__Job__.
Extract the lines from the start through the line that holds "2.07, 2.535, 3.0];", both included, omitting all images.

__Data lines__.
========================================

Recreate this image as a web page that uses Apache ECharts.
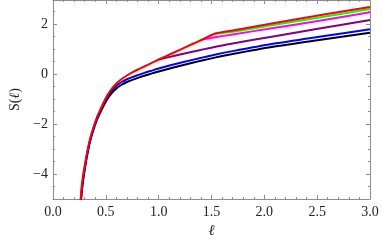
<!DOCTYPE html>
<html>
<head>
<meta charset="utf-8">
<script src="https://cdn.jsdelivr.net/npm/echarts@6/dist/echarts.min.js"></script>
<style>
  html, body { margin: 0; padding: 0; background: #fff; }
  #chart { width: 382px; height: 247px; }
</style>
</head>
<body>
<div id="chart"></div>
<script>
const SERIF = '"Liberation Serif", "DejaVu Serif", serif';
const FRAME = "#8c8c8c";

// ℓ grid the curves were read at
const ELL = [0.25, 0.266, 0.28, 0.306, 0.33, 0.353, 0.38, 0.415, 0.436, 0.47, 0.51, 0.55, 0.6, 0.65,
  0.7, 0.75, 0.817, 0.864, 0.93, 1.0, 1.14, 1.33, 1.42, 1.53, 1.7, 2.07, 2.535, 3.0];

// S(ℓ); null = curve hidden under the red one there
const S_BLACK = [-5.9, -5.0, -4.4, -3.66, -3.1, -2.66, -2.27, -1.84, -1.64, -1.34, -1.03, -0.79, -0.58, -0.43,
  -0.32, -0.235, -0.135, -0.07, 0.015, 0.1, 0.26, 0.46, 0.55, 0.655, 0.8, 1.08, 1.37, 1.65];
const S_BLUE = [-5.86, -4.96, -4.36, -3.62, -3.05, -2.61, -2.21, -1.78, -1.57, -1.26, -0.94, -0.69, -0.47, -0.32,
  -0.21, -0.125, -0.025, 0.045, 0.13, 0.22, 0.38, 0.575, 0.665, 0.77, 0.915, 1.2, 1.5, 1.79];
const S_PURPLE = [null, null, null, null, null, null, null, null, null, null, null, null, null, null,
  null, null, null, null, null, 0.58, 0.72, 0.9, 0.985, 1.08, 1.22, 1.49, 1.83, 2.16];
const S_MAGENTA = [null, null, null, null, null, null, null, null, null, null, null, null, null, null,
  null, null, null, null, null, null, null, null, 1.39, 1.47, 1.58, 1.83, 2.14, 2.47];
const S_GREEN = [null, null, null, null, null, null, null, null, null, null, null, null, null, null,
  null, null, null, null, null, null, null, null, null, 1.61, 1.69, 1.95, 2.27, 2.6];
const S_RED = [-5.6, -4.75, -4.2, -3.52, -2.98, -2.56, -2.17, -1.74, -1.54, -1.22, -0.88, -0.62, -0.38, -0.2,
  -0.06, 0.065, 0.205, 0.3, 0.435, 0.58, 0.85, 1.22, 1.39, 1.61, 1.74, 2.02, 2.36, 2.68];

const Y_LABELS = [-4, -2, 0, 2];

const chart = echarts.init(document.getElementById("chart"), null, { renderer: "canvas" });

const curve = (vals, color) => ({
  type: "line",
  data: ELL.map((x, i) => [x, vals[i]]),
  showSymbol: false,
  smooth: 0.25,
  connectNulls: false,
  clip: true,
  animation: false,
  lineStyle: { color, width: 2, join: "round" },
  itemStyle: { color },
});

const xFrame = (pos, labels) => ({
  type: "value",
  position: pos,
  min: 0,
  max: 3,
  interval: 0.5,
  axisLine: { show: true, onZero: false, lineStyle: { color: FRAME, width: 1 } },
  axisTick: { show: true, inside: true, length: 4, lineStyle: { color: FRAME } },
  minorTick: { show: true, splitNumber: 5, length: 2, lineStyle: { color: FRAME } },
  splitLine: { show: false },
  axisLabel: {
    show: labels,
    margin: 6,
    color: "#222",
    fontFamily: SERIF,
    fontSize: 14,
    formatter: (v) => v.toFixed(1),
  },
});

const yFrame = (pos, labels) => ({
  type: "value",
  position: pos,
  min: -5,
  max: 2.96,
  interval: 0.5,
  axisLine: { show: true, onZero: false, lineStyle: { color: FRAME, width: 1 } },
  axisTick: { show: true, inside: true, length: 2, lineStyle: { color: FRAME } },
  splitLine: { show: false },
  axisLabel: {
    show: labels,
    margin: 5,
    color: "#222",
    fontFamily: SERIF,
    fontSize: 14,
    formatter: (v) => (Y_LABELS.includes(v) ? String(v).replace("-", "\u2212") : ""),
  },
});

// long ticks at the labelled values
const yMajor = (pos) => ({
  type: "value",
  position: pos,
  min: -5,
  max: 2.96,
  interval: 0.5,
  axisLine: { show: false, onZero: false },
  axisTick: { show: true, inside: true, length: 4, customValues: Y_LABELS, lineStyle: { color: FRAME } },
  splitLine: { show: false },
  axisLabel: { show: false },
});

chart.setOption({
  backgroundColor: "#fff",
  animation: false,
  grid: { left: 47, right: 12, top: 0, bottom: 48 },
  xAxis: [
    Object.assign(xFrame("bottom", true), {
      name: "\u2113",
      nameLocation: "middle",
      nameGap: 25,
      nameTextStyle: { fontFamily: SERIF, fontStyle: "italic", fontSize: 15, color: "#222" },
    }),
    xFrame("top", false),
  ],
  yAxis: [
    Object.assign(yFrame("left", true), {
      name: "{n|S(}{l|\u2113}{n|)}",
      nameLocation: "middle",
      nameGap: 31,
      nameTextStyle: {
        rich: {
          n: { fontFamily: SERIF, fontSize: 14, color: "#222" },
          l: { fontFamily: SERIF, fontSize: 14, fontStyle: "italic", color: "#222" },
        },
      },
    }),
    yFrame("right", false),
    yMajor("left"),
    yMajor("right"),
  ],
  series: [
    curve(S_BLACK, "#000000"),
    curve(S_BLUE, "#0000ff"),
    curve(S_PURPLE, "#800080"),
    curve(S_MAGENTA, "#ff00ff"),
    curve(S_GREEN, "#00ff00"),
    curve(S_RED, "#ff0000"),
  ],
});
</script>
</body>
</html>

========================================

__Response__.
Recreate this image as a web page that uses Apache ECharts.
<!DOCTYPE html>
<html>
<head>
<meta charset="utf-8">
<script src="https://cdn.jsdelivr.net/npm/echarts@6/dist/echarts.min.js"></script>
<style>
  html, body { margin: 0; padding: 0; background: #fff; }
  #chart { width: 382px; height: 247px; }
</style>
</head>
<body>
<div id="chart"></div>
<script>
const SERIF = '"Liberation Serif", "DejaVu Serif", serif';
const FRAME = "#8c8c8c";

// ℓ grid the curves were read at
const ELL = [0.25, 0.266, 0.28, 0.306, 0.33, 0.353, 0.38, 0.415, 0.436, 0.47, 0.51, 0.55, 0.6, 0.65,
  0.7, 0.75, 0.817, 0.864, 0.93, 1.0, 1.14, 1.33, 1.42, 1.53, 1.7, 2.07, 2.535, 3.0];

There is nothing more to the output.